■ Stated problem
With pictures left out, extract every line between the start of the records below and the line holding "raw_hours = raw_start_hour", inclusive.

>> begin Dataset content

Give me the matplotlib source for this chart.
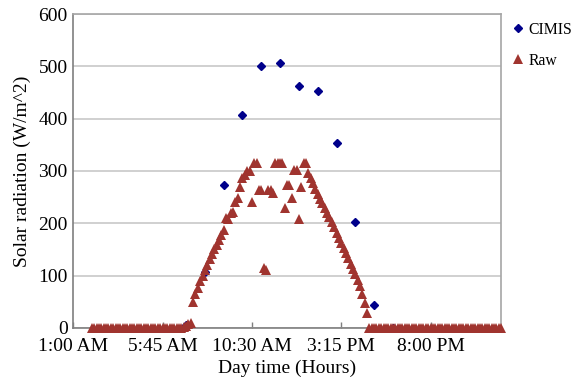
import matplotlib
matplotlib.use('Agg')
import matplotlib.pyplot as plt
import numpy as np

plt.rcParams['font.family'] = ['Liberation Serif', 'DejaVu Serif']

# Hourly CIMIS station readings (hour of day, W/m^2)
cimis_hours = [7, 8, 9, 10, 11, 12, 13, 14, 15, 16, 17, 18]
cimis_values = [5, 107, 274, 407, 501, 506, 463, 452, 354, 202, 44, 0]

# Raw sensor log, one sample every 7.5 minutes starting at 2:00 AM
raw_start_hour = 2.0
raw_step_min = 7.5
raw_values = [
    0, 0, 0, 0, 0, 0, 0, 0, 0, 0, 0, 0, 0, 0, 0, 0, 0, 0, 0, 0,
    0, 0, 0, 0, 0, 0, 0, 0, 0, 0, 0, 0, 0, 0, 0, 0, 0, 0, 0,
    2, 4, 7, 10,
    50, 64, 77, 89, 100, 111, 121, 131, 141, 150, 159, 168, 177, 187,
    210, 208, 219, 222, 241, 248, 270, 286, 292, 299, 299, 241,
    316, 316, 264, 264, 114, 111, 264, 264, 257,
    316, 316, 316, 316, 229, 273, 273, 248, 302, 302, 208, 270, 315, 315,
    296, 286, 276, 265, 255, 247, 239, 230, 220, 211, 202, 192, 181, 171,
    162, 152, 143, 133, 122, 113, 103, 92, 80, 64, 48, 28,
    0, 0, 0, 0, 0, 0, 0, 0, 0, 0, 0, 0, 0, 0, 0, 0, 0, 0, 0, 0,
    0, 0, 0, 0, 0, 0, 0, 0, 0, 0, 0, 0, 0, 0, 0, 0, 0, 0, 0, 0,
    0, 0, 0, 0, 0, 0, 0, 0, 0, 0, 0, 0, 0, 0, 0, 0, 0,
]
raw_hours = raw_start_hour + np.arange(len(raw_values)) * raw_step_min / 60.0

x_ticks = [1.0, 5.75, 10.5, 15.25, 20.0]
x_tick_labels = ['1:00 AM', '5:45 AM', '10:30 AM', '3:15 PM', '8:00 PM']
y_ticks = [0, 100, 200, 300, 400, 500, 600]

fig = plt.figure(figsize=(5.72, 3.79), dpi=100)
ax = fig.add_axes([0.128, 0.135, 0.748, 0.828])

ax.plot(cimis_hours, cimis_values, linestyle='none', marker='D', markersize=4.5,
        color='#00008b', label='CIMIS', zorder=3, clip_on=False)
ax.plot(raw_hours, raw_values, linestyle='none', marker='^', markersize=7.4,
        color='#a0342f', markeredgewidth=0, label='Raw', zorder=4, clip_on=False)

ax.set_xlim(1.0, 23.75)
ax.set_ylim(0, 600)
ax.set_xticks(x_ticks)
ax.set_xticklabels(x_tick_labels)
ax.set_yticks(y_ticks)

ax.yaxis.grid(True, color='#c8c8c8', linewidth=1.2)
ax.set_axisbelow(True)

for side in ['top', 'right']:
    ax.spines[side].set_color('#a6a6a6')
    ax.spines[side].set_linewidth(1.2)
for side in ['left', 'bottom']:
    ax.spines[side].set_color('#7f7f7f')
    ax.spines[side].set_linewidth(1.2)

ax.tick_params(axis='x', direction='in', length=4, width=1, color='#7f7f7f',
               labelsize=14, pad=7)
ax.tick_params(axis='y', length=0, labelsize=14, pad=4)

ax.set_xlabel('Day time (Hours)', fontsize=14, labelpad=4)
ax.set_ylabel('Solar radiation (W/m^2)', fontsize=14, labelpad=5)

ax.legend(loc='upper left', bbox_to_anchor=(1.003, 1.005), frameon=False,
          fontsize=11.3, handlelength=0.8, handletextpad=0.25, labelspacing=0.95,
          borderaxespad=0.2)

fig.savefig('out.png', dpi=100)
plt.close(fig)
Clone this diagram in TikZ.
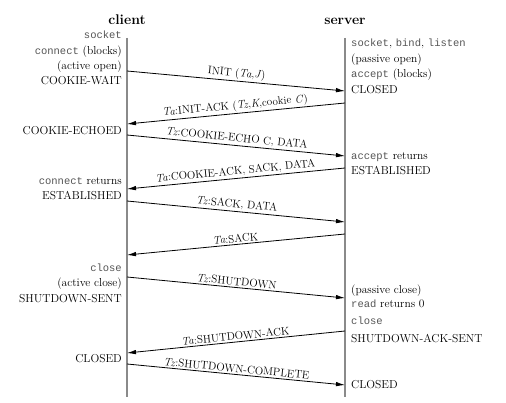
\documentclass[tikz,border=0pt]{standalone}
\usepackage{fontspec}
\newfontfamily\callfont{Liberation Mono}
\usetikzlibrary{arrows.meta}
\definecolor{lifegray}{HTML}{8A8A8A}
\definecolor{callgray}{HTML}{555555}
\tikzset{
  lifeline/.style={lifegray, line width=1.3pt},
  msg/.style={-{Latex[length=9pt,width=4.5pt]}, line width=0.8pt},
  msglabel/.style={midway, above, sloped, inner sep=1.5pt, font=\fontsize{11}{13}\selectfont},
  lstate/.style={anchor=base east, inner sep=0pt, font=\fontsize{11.5}{14}\selectfont},
  rstate/.style={anchor=base west, inner sep=0pt, font=\fontsize{11.5}{14}\selectfont},
  host/.style={anchor=base, inner sep=0pt, font=\fontsize{14}{16}\selectfont\bfseries}
}
\newcommand{\callname}[1]{{\callfont\fontsize{10.5}{13}\selectfont\color{callgray}#1}}
\begin{document}
\begin{tikzpicture}[x=1pt, y=-1pt]
        \useasboundingbox (0,0) rectangle (506,403);
        % lifelines
        \coordinate (ctop) at (127,38);
        \coordinate (cbot) at (127,397);
        \coordinate (stop) at (345,38);
        \coordinate (sbot) at (345,397);
        \draw[lifeline] (ctop) -- (cbot);
        \draw[lifeline] (stop) -- (sbot);
        \node[host] (client) at (127,25) {client};
        \node[host] (server) at (345,25) {server};
        % client side
        \node[lstate] (c-socket) at (122,39) {\callname{socket}};
        \node[lstate] (c-connect) at (122,55) {\callname{connect} (blocks)};
        \node[lstate] (c-active) at (122,70) {(active open)};
        \node[lstate] (c-wait) at (122,85) {COOKIE-WAIT};
        \node[lstate] (c-echoed) at (122,135) {COOKIE-ECHOED};
        \node[lstate] (c-returns) at (122,185) {\callname{connect} returns};
        \node[lstate] (c-estab) at (122,200) {ESTABLISHED};
        \node[lstate] (c-close) at (122,272) {\callname{close}};
        \node[lstate] (c-aclose) at (122,287) {(active close)};
        \node[lstate] (c-sent) at (122,302) {SHUTDOWN-SENT};
        \node[lstate] (c-closed) at (122,362) {CLOSED};
        % server side
        \node[rstate] (s-socket) at (351,47) {\callname{socket}, \callname{bind}, \callname{listen}};
        \node[rstate] (s-passive) at (351,62.5) {(passive open)};
        \node[rstate] (s-accept) at (351,78) {\callname{accept} (blocks)};
        \node[rstate] (s-closed) at (351,94) {CLOSED};
        \node[rstate] (s-returns) at (351,160) {\callname{accept} returns};
        \node[rstate] (s-estab) at (351,175) {ESTABLISHED};
        \node[rstate] (s-pclose) at (351,294) {(passive close)};
        \node[rstate] (s-read) at (351,308) {\callname{read} returns 0};
        \node[rstate] (s-close) at (351,325) {\callname{close}};
        \node[rstate] (s-acksent) at (351,342) {SHUTDOWN-ACK-SENT};
        \node[rstate] (s-final) at (351,388) {CLOSED};
        % message ends on the lifelines
        \coordinate (c1) at (127,71);  \coordinate (s1) at (345,91);
        \coordinate (s2) at (345,103); \coordinate (c2) at (127,124);
        \coordinate (c3) at (127,135); \coordinate (s3) at (345,156);
        \coordinate (s4) at (345,168); \coordinate (c4) at (127,189);
        \coordinate (c5) at (127,201); \coordinate (s5) at (345,222);
        \coordinate (s6) at (345,234); \coordinate (c6) at (127,255);
        \coordinate (c7) at (127,277); \coordinate (s7) at (345,298);
        \coordinate (s8) at (345,331); \coordinate (c8) at (127,353);
        \coordinate (c9) at (127,364); \coordinate (s9) at (345,385);
        % messages
        \draw[msg] (c1) -- (s1) node[msglabel] {INIT (\textit{Ta},\textit{J})};
        \draw[msg] (s2) -- (c2) node[msglabel] {\textit{Ta}:INIT-ACK (\textit{Tz},\textit{K},cookie \textit{C})};
        \draw[msg] (c3) -- (s3) node[msglabel] {\textit{Tz}:COOKIE-ECHO C, DATA};
        \draw[msg] (s4) -- (c4) node[msglabel] {\textit{Ta}:COOKIE-ACK, SACK, DATA};
        \draw[msg] (c5) -- (s5) node[msglabel] {\textit{Tz}:SACK, DATA};
        \draw[msg] (s6) -- (c6) node[msglabel] {\textit{Ta}:SACK};
        \draw[msg] (c7) -- (s7) node[msglabel] {\textit{Tz}:SHUTDOWN};
        \draw[msg] (s8) -- (c8) node[msglabel] {\textit{Ta}:SHUTDOWN-ACK};
        \draw[msg] (c9) -- (s9) node[msglabel] {\textit{Tz}:SHUTDOWN-COMPLETE};
\end{tikzpicture}
\end{document}
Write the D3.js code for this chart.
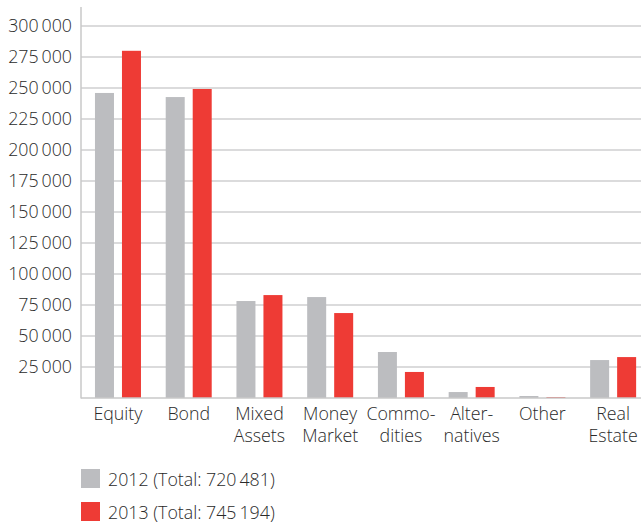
<!DOCTYPE html>
<html><head><meta charset="utf-8">
<script src="https://cdn.jsdelivr.net/npm/d3@7"></script>
<style>
html,body{margin:0;padding:0;background:#fff;}
text{font-family:"Open Sans","Noto Sans",sans-serif;fill:#2a2a2a;font-weight:350;}
</style></head>
<body>
<svg id="chart" width="641" height="524"></svg>
<script>
const categories = [["Equity"],["Bond"],["Mixed","Assets"],["Money","Market"],["Commo-","dities"],["Alter-","natives"],["Other"],["Real","Estate"]];
const series = ["2012","2013"];
const values2012 = [246000, 242700, 78200, 81400, 37100, 4800, 1600, 30600];
const values2013 = [280000, 249200, 83000, 68500, 21000, 8900, 800, 33000];
const legendLabels = ["2012 (Total: 720\u2009481)", "2013 (Total: 745\u2009194)"];
const yTicks = [25000,50000,75000,100000,125000,150000,175000,200000,225000,250000,275000,300000];
const colors = ["#bcbdc0", "#ee3b35"];

(function(){
const svg = d3.select("#chart");
const mLeft = 81, mRight = 648.5, mTop = 26, mBottom = 398;
const x = d3.scaleBand().domain(d3.range(categories.length)).range([82.6, mRight]).padding(0);
const y = d3.scaleLinear().domain([0, 300000]).range([mBottom, mTop]);
const fmt = d3.formatLocale({decimal:".", thousands:"\u2009", grouping:[3], currency:["",""]}).format(",d");
const fs = 17.8;

svg.append("g").selectAll("line").data(yTicks).join("line")
  .attr("x1", mLeft).attr("x2", 641)
  .attr("y1", d => y(d)).attr("y2", d => y(d))
  .attr("stroke", "#cfcfd0").attr("stroke-width", 1.5);

svg.append("g").selectAll("text").data(yTicks).join("text")
  .attr("x", 72).attr("y", d => y(d)).attr("dy", "0.35em")
  .attr("text-anchor", "end").attr("font-size", fs)
  .text(d => fmt(d));

const bw = 19, gap = 4;
const data = categories.map((c, i) => [values2012[i], values2013[i]]);
const g = svg.append("g");
data.forEach((vals, i) => {
  const cx = x(i) + x.bandwidth() / 2;
  vals.forEach((v, s) => {
    g.append("rect")
      .attr("x", s === 0 ? cx - gap - bw : cx + gap)
      .attr("y", y(v)).attr("width", bw).attr("height", y(0) - y(v))
      .attr("fill", colors[s]);
  });
});

svg.append("line").attr("x1", mLeft).attr("x2", mLeft).attr("y1", 7).attr("y2", mBottom + 0.5)
  .attr("stroke", "#c8c8c9").attr("stroke-width", 1.5);
svg.append("line").attr("x1", mLeft).attr("x2", 641).attr("y1", mBottom).attr("y2", mBottom)
  .attr("stroke", "#c8c8c9").attr("stroke-width", 1.5);

categories.forEach((lines, i) => {
  const cx = x(i) + x.bandwidth() / 2;
  const t = svg.append("text").attr("text-anchor", "middle").attr("font-size", fs);
  lines.forEach((l, k) => {
    t.append("tspan").attr("x", cx).attr("y", 420 + k * 22).text(l);
  });
});

legendLabels.forEach((l, i) => {
  const ly = 469 + i * 33;
  svg.append("rect").attr("x", 81).attr("y", ly).attr("width", 19).attr("height", 19).attr("fill", colors[i]);
  svg.append("text").attr("x", 108).attr("y", ly + 17).attr("font-size", fs).text(l);
});
})();
</script>
</body></html>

>> end Dataset content

■ Correct response
Give me the matplotlib source for this chart.
import matplotlib
matplotlib.use('Agg')
import matplotlib.pyplot as plt
import numpy as np

plt.rcParams['font.family'] = ['Liberation Serif', 'DejaVu Serif']

# Hourly CIMIS station readings (hour of day, W/m^2)
cimis_hours = [7, 8, 9, 10, 11, 12, 13, 14, 15, 16, 17, 18]
cimis_values = [5, 107, 274, 407, 501, 506, 463, 452, 354, 202, 44, 0]

# Raw sensor log, one sample every 7.5 minutes starting at 2:00 AM
raw_start_hour = 2.0
raw_step_min = 7.5
raw_values = [
    0, 0, 0, 0, 0, 0, 0, 0, 0, 0, 0, 0, 0, 0, 0, 0, 0, 0, 0, 0,
    0, 0, 0, 0, 0, 0, 0, 0, 0, 0, 0, 0, 0, 0, 0, 0, 0, 0, 0,
    2, 4, 7, 10,
    50, 64, 77, 89, 100, 111, 121, 131, 141, 150, 159, 168, 177, 187,
    210, 208, 219, 222, 241, 248, 270, 286, 292, 299, 299, 241,
    316, 316, 264, 264, 114, 111, 264, 264, 257,
    316, 316, 316, 316, 229, 273, 273, 248, 302, 302, 208, 270, 315, 315,
    296, 286, 276, 265, 255, 247, 239, 230, 220, 211, 202, 192, 181, 171,
    162, 152, 143, 133, 122, 113, 103, 92, 80, 64, 48, 28,
    0, 0, 0, 0, 0, 0, 0, 0, 0, 0, 0, 0, 0, 0, 0, 0, 0, 0, 0, 0,
    0, 0, 0, 0, 0, 0, 0, 0, 0, 0, 0, 0, 0, 0, 0, 0, 0, 0, 0, 0,
    0, 0, 0, 0, 0, 0, 0, 0, 0, 0, 0, 0, 0, 0, 0, 0, 0,
]
raw_hours = raw_start_hour + np.arange(len(raw_values)) * raw_step_min / 60.0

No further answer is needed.